Pub Date: Oct. 6th, 1975
Publisher: Atheneum

In this season of subsidized fiction, one hesitates to nick the modest assets of Mr. Eames' first novel, or rather (self?) audit, or rather reckoning up--all as honest as the day is long while it gets longer. If only Eames had made it as interesting as it is no doubt bona fide. Family Style, or rather styles, deals with the diversified upbringing of Gordon Laird just after WW II. On the one hand there's his mother who divorces his drinking, whoring, gambling father and chooses to live in an undistinguished Massachusetts small town where they are surrounded by ""Polacks"" and the everbearing ""Canuck"" family next door.
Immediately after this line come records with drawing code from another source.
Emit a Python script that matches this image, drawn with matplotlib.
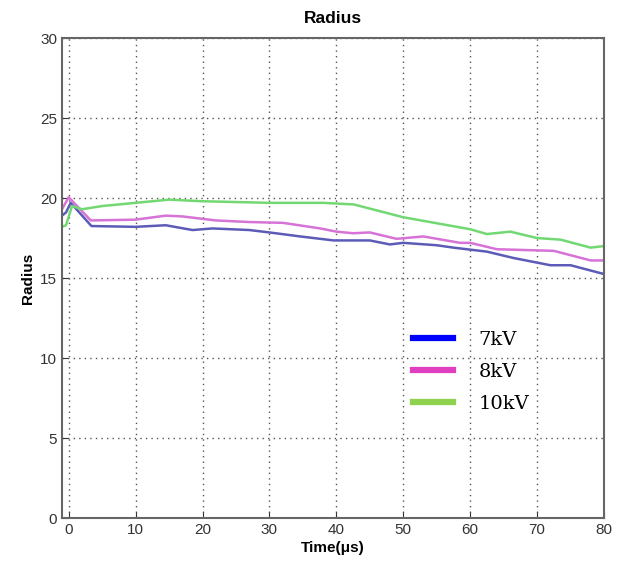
import numpy as np
import matplotlib.pyplot as plt
from matplotlib.lines import Line2D

plt.rcParams["font.family"] = ["Liberation Sans", "DejaVu Sans"]

# 7kV
t7 = [-1, -0.4, 0.3, 3.4, 10, 14.5, 18.5, 21.5, 27, 30, 34.6, 39.6, 45, 48, 50, 55, 57.5, 62.5, 66.5, 72, 75, 80]
r7 = [18.9, 19.1, 19.7, 18.25, 18.2, 18.3, 18.0, 18.1, 18.0, 17.85, 17.6, 17.35, 17.35, 17.1, 17.2, 17.05, 16.9, 16.65, 16.25, 15.8, 15.8, 15.25]
# 8kV
t8 = [-1, 0.0, 3.3, 10, 14.5, 17, 22, 27, 32, 37.6, 40, 42.5, 45, 49, 53, 58.5, 60, 64, 72.5, 78, 80]
r8 = [19.3, 20.05, 18.6, 18.65, 18.9, 18.85, 18.6, 18.5, 18.45, 18.1, 17.9, 17.8, 17.85, 17.45, 17.6, 17.2, 17.2, 16.8, 16.7, 16.1, 16.1]
# 10kV
t10 = [-1, -0.4, 0.5, 2, 5, 10, 15, 20, 25, 30, 35, 38, 42.6, 50, 60, 62.5, 66, 70, 73.5, 78, 80]
r10 = [18.2, 18.3, 19.5, 19.3, 19.5, 19.7, 19.9, 19.8, 19.75, 19.7, 19.7, 19.7, 19.6, 18.8, 18.05, 17.75, 17.9, 17.5, 17.4, 16.9, 17.0]

labels = ["7kV", "8kV", "10kV"]
legend_colors = ["#0000ff", "#e040c0", "#8fd24f"]

fig = plt.figure(figsize=(6.23, 5.68), dpi=100)
ax = fig.add_axes([0.0995, 0.088, 0.87, 0.845])

ax.plot(t7, r7, color="#5c5cb8", lw=1.8)
ax.plot(t8, r8, color="#d772d7", lw=1.8)
ax.plot(t10, r10, color="#72d872", lw=1.8)

ax.set_xlim(-1, 80)
ax.set_ylim(0, 30)
ax.set_xticks(range(0, 81, 10))
ax.set_yticks(range(0, 31, 5))
ax.grid(True, linestyle=(0, (1, 3)), color="#555555", lw=1)
ax.tick_params(direction="in", labelsize=11, colors="#333333", length=4)
for s in ax.spines.values():
    s.set_color("#666666")
    s.set_linewidth(1.5)

ax.set_title("Radius", fontweight="bold", fontsize=12.5, pad=11)
ax.set_ylabel("Radius", fontweight="bold", fontsize=11)
ax.set_xlabel("Time(μs)", fontweight="bold", fontsize=11, labelpad=3)

handles = [Line2D([], [], color=c, lw=4.5) for c in legend_colors]
ax.legend(handles, labels, loc="upper left", bbox_to_anchor=(0.648, 0.39), frameon=False,
          borderpad=0, borderaxespad=0,
          prop={"family": "DejaVu Serif", "size": 14}, handlelength=2.06, handletextpad=1.3,
          labelspacing=0.72)

fig.savefig("out.png", dpi=100)
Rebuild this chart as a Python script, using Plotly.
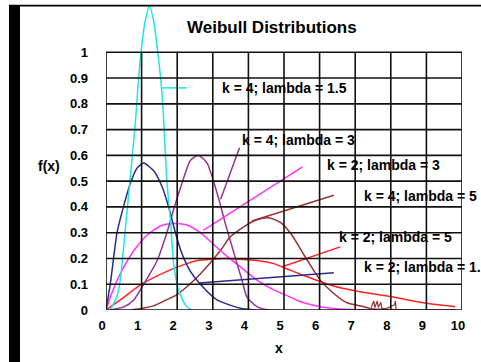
import plotly.graph_objects as go

# ---- data ----
x_ticks = [0, 1, 2, 3, 4, 5, 6, 7, 8, 9, 10]
x_tick_labels = ["0", "1", "2", "3", "4", "5", "6", "7", "8", "9", "10"]
y_ticks = [0, 0.1, 0.2, 0.3, 0.4, 0.5, 0.6, 0.7, 0.8, 0.9, 1]
y_tick_labels = ["0", "0.1", "0.2", "0.3", "0.4", "0.5", "0.6", "0.7", "0.8", "0.9", "1"]

cyan_x = [0.12, 0.3, 0.40, 0.54, 0.68, 0.82, 0.96, 1.10, 1.22, 1.34, 1.48, 1.59, 1.71, 1.81, 1.90, 2.04, 2.23, 2.42, 4.2]
cyan_y = [0, 0.05, 0.116, 0.31, 0.51, 0.72, 0.97, 1.12, 1.18, 1.12, 0.97, 0.81, 0.50, 0.35, 0.18, 0.078, 0.02, 0.0, 0.0]

blue_x = [0, 0.12, 0.31, 0.49, 0.68, 0.87, 1.06, 1.34, 1.57, 1.76, 1.95, 2.13, 2.37, 2.62, 3.12, 3.77, 4.2]
blue_y = [0, 0.10, 0.30, 0.40, 0.49, 0.55, 0.57, 0.54, 0.48, 0.40, 0.30, 0.22, 0.15, 0.105, 0.039, 0.007, 0.0]

purple_x = [0.12, 0.5, 0.78, 1.06, 1.43, 1.71, 1.90, 2.13, 2.37, 2.60, 2.84, 3.02, 3.21, 3.35, 3.49, 3.68, 3.82, 3.96, 4.24, 4.6, 7.8]
purple_y = [0, 0.012, 0.039, 0.10, 0.19, 0.30, 0.39, 0.49, 0.58, 0.60, 0.57, 0.50, 0.41, 0.336, 0.27, 0.18, 0.116, 0.05, 0.013, 0, 0]

magenta_x = [0, 0.12, 0.40, 0.78, 1.15, 1.53, 1.85, 2.27, 2.65, 3.30, 3.77, 4.24, 4.71, 5.18, 5.46, 6.02, 6.67, 7.8]
magenta_y = [0, 0.05, 0.14, 0.23, 0.29, 0.326, 0.336, 0.33, 0.30, 0.22, 0.168, 0.116, 0.078, 0.05, 0.032, 0.013, 0.003, 0]

brown_x = [0.7, 1.06, 1.34, 1.71, 2.0, 2.27, 2.65, 3.21, 3.49, 3.87, 4.24, 4.57, 4.9, 5.2, 5.65, 6.02, 6.39, 6.77, 7.24, 7.45, 9.85]
brown_y = [0, 0.008, 0.016, 0.04, 0.06, 0.09, 0.14, 0.23, 0.284, 0.323, 0.35, 0.358, 0.34, 0.295, 0.194, 0.116, 0.065, 0.028, 0.013, 0.005, 0.0]

scribble_x = [7.45, 7.52, 7.55, 7.62, 7.65, 7.72, 7.75, 7.85, 8.1, 8.13, 8.15]
scribble_y = [0.01, 0.035, 0.01, 0.035, 0.01, 0.03, 0.005, 0.005, 0.02, 0.035, 0.0]

red_x = [0, 0.4, 1.0, 1.71, 2.27, 2.65, 3.02, 3.30, 3.77, 4.24, 4.71, 4.99, 5.65, 6.39, 7.14, 7.99, 8.92, 9.39, 9.81]
red_y = [0, 0.039, 0.10, 0.15, 0.18, 0.194, 0.197, 0.2, 0.197, 0.192, 0.18, 0.165, 0.129, 0.093, 0.071, 0.052, 0.028, 0.019, 0.013]

# leader lines (curve -> label)
lead_cyan_x, lead_cyan_y = [1.55, 2.27], [0.862, 0.862]
lead_purple_x, lead_purple_y = [3.22, 3.75], [0.43, 0.63]
lead_magenta_x, lead_magenta_y = [2.74, 5.52], [0.31, 0.555]
lead_brown_x, lead_brown_y = [4.1, 6.4], [0.345, 0.445]
lead_red_x, lead_red_y = [4.95, 6.58], [0.168, 0.245]
lead_blue_x, lead_blue_y = [2.62, 6.4], [0.105, 0.145]

labels = ["k = 4; lambda = 1.5", "k = 4; lambda = 3", "k = 2; lambda = 3",
          "k = 4; lambda = 5", "k = 2; lambda = 5", "k = 2; lambda = 1."]
label_x = [3.21, 3.77, 6.16, 7.19, 6.49, 7.19]
label_y = [0.862, 0.66, 0.562, 0.442, 0.284, 0.168]

C_CYAN = "#1FE5E5"
C_BLUE = "#2A2A8C"
C_PURPLE = "#963296"
C_MAGENTA = "#FF33FF"
C_BROWN = "#963232"
C_RED = "#FF2222"

FONT = "Liberation Sans, Arial, sans-serif"

fig = go.Figure()

def curve(x, y, color, smooth=True, width=1.5):
    fig.add_trace(go.Scatter(
        x=x, y=y, mode="lines",
        line=dict(color=color, width=width, shape="spline" if smooth else "linear", smoothing=0.6),
        showlegend=False, hoverinfo="skip"))

curve(red_x, red_y, C_RED)
curve(brown_x, brown_y, C_BROWN)
curve(scribble_x, scribble_y, C_BROWN, smooth=False, width=1.2)
curve(magenta_x, magenta_y, C_MAGENTA)
curve(purple_x, purple_y, C_PURPLE)
curve(blue_x, blue_y, C_BLUE)
curve(cyan_x, cyan_y, C_CYAN)

curve(lead_cyan_x, lead_cyan_y, C_CYAN, smooth=False)
curve(lead_purple_x, lead_purple_y, C_PURPLE, smooth=False)
curve(lead_magenta_x, lead_magenta_y, C_MAGENTA, smooth=False)
curve(lead_brown_x, lead_brown_y, C_BROWN, smooth=False)
curve(lead_red_x, lead_red_y, C_RED, smooth=False)
curve(lead_blue_x, lead_blue_y, C_BLUE, smooth=False)

shapes = []
GRID = "#111111"
for xv in x_ticks:
    shapes.append(dict(type="line", xref="x", yref="y", x0=xv, x1=xv, y0=0, y1=1,
                       line=dict(color=GRID, width=1.6), layer="above"))
for yv in y_ticks:
    shapes.append(dict(type="line", xref="x", yref="y", x0=0, x1=10, y0=yv, y1=yv,
                       line=dict(color=GRID, width=1.6), layer="above"))
# frame: thick left bar and top rule
shapes.append(dict(type="rect", xref="paper", yref="paper", x0=-0.2725, x1=-0.2416,
                   y0=-0.171, y1=1.0, fillcolor="#000000", line=dict(width=0)))
shapes.append(dict(type="line", xref="paper", yref="paper", x0=-0.2725, x1=1.06,
                   y0=0.998, y1=0.998, line=dict(color="#000000", width=1.6)))

annotations = []
for t, lx, ly in zip(labels, label_x, label_y):
    annotations.append(dict(x=lx, y=ly, xref="x", yref="y", text=t, showarrow=False,
                            xanchor="left", yanchor="middle",
                            font=dict(family=FONT, size=14, color="#000000", weight="bold")))
annotations.append(dict(x=0.465, y=0.9246, xref="paper", yref="paper", text="Weibull Distributions",
                        showarrow=False, xanchor="center", yanchor="middle",
                        font=dict(family=FONT, size=17, color="#000000", weight="bold")))
annotations.append(dict(x=-0.160, y=0.472, xref="paper", yref="paper", text="f(x)",
                        showarrow=False, xanchor="center", yanchor="middle",
                        font=dict(family=FONT, size=14, color="#000000", weight="bold")))
annotations.append(dict(x=0.486, y=-0.1246, xref="paper", yref="paper", text="x",
                        showarrow=False, xanchor="center", yanchor="middle",
                        font=dict(family=FONT, size=14, color="#000000", weight="bold")))

fig.update_layout(
    width=481, height=362, autosize=False,
    margin=dict(l=106, r=19, t=5, b=52),
    paper_bgcolor="white", plot_bgcolor="white",
    shapes=shapes, annotations=annotations,
    xaxis=dict(range=[0, 10], tickvals=x_ticks, ticktext=x_tick_labels, showgrid=False,
               zeroline=False, showline=False, ticks="", ticklabelshift=-4, ticklabelstandoff=6,
               tickfont=dict(family=FONT, size=13, color="#000000", weight="bold"), fixedrange=True),
    yaxis=dict(range=[0, 305 / 257.7], tickvals=y_ticks, ticktext=y_tick_labels, showgrid=False,
               zeroline=False, showline=False, ticks="", ticklabelstandoff=17,
               tickfont=dict(family=FONT, size=13, color="#000000", weight="bold"), fixedrange=True),
)

fig.write_html("out.html", config={"displayModeBar": False},
               post_script="document.body.style.margin='0';document.body.style.overflow='hidden';")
On the other, there are his many aunts and uncles, particularly the rich, imperious Aunt Fiona who summons him to the Plaza in New York at whim, outfits him at Pest's and DePinna's that were, and sends him to boarding school and college while giving him spending money--a thousand dollars at a clip. But the aunts and uncles die off; his mother goes off to New Mexico with her butch friend; his father disappears; and finally he's left--the heir to Aunt Fiona's dissipated wealth. Gordon is an affable and just too adjustable youngster (the only really dramatic moment survived without protest is when Aunt Fiona throws his dog out of the car) and you're left, as he is, with that small change of experience and the regret that niceness is such a circumscribed virtue.